The Item Club raised its forecast for growth this year from 2.9%. This, it said, was due to an expected 12.5% jump in business investment. This compares with 2% GDP growth in Canada and 1.8% in Germany.
The Club says it does not believe interest rate will rise before next year, despite a surprise jump in the inflation rate to 1.9% in July. It says low wage growth, the strong pound and the competition threat from low rates in the eurozone will combine to delay a rise in the UK base rate for a few months.
It’s fun in the sun
Soaring sterling has boosted the state pension of around half a million UK expats living in Europe by nearly 10%. The annual basic state pension for people who have retired in the eurozone rose by more that e650 over the past 12 months. Part is down to the annual rise in the state pension, but the rest is from sterling’s surge in value against the euro.
An estimated 445,000 people in the EU receive UK pensions, with Ireland, Spain and France the most popular destinations.
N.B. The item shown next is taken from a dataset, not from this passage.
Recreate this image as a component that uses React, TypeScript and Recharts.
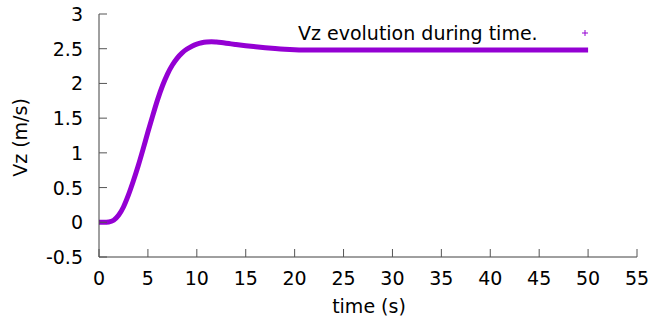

Their pensions rise annually in line with inflation – the so-called triple lock guarantee to pick the highest rate of inflation for the annual increase. Those who retire to a Commonwealth country, as opposed to the EU, have their pensions frozen at the rate it was at when they first drew it down.
Those in the EU’s sunniest climes also receive an annual winter fuel payment.
Government borrowing too high
The Government borrowed more than expected in June and has failed to reduce public sector borrowing since the start of the fiscal year. Public sector net borrowing stood at £11.4bn in June, says the Office for National Statistics. That was above the forecast £10.65bn. For the financial year to date, the public deficit stands at £36.1bn, up 7.3% from a year earlier. If this trend continues, it will put public sector borrowing at about £113bn this year, missing the Government’s £95.5bn target.
The figures underline the challenge still faced by the Chancellor, George Osborne, despite improvements in headline economic figures, such as growth and employment. His goal is to cut the deficit to 5.5% of GDP in the 2014-15 fiscal year, from 6.5% last year, to meet targets set by the Office for Budget Responsibility.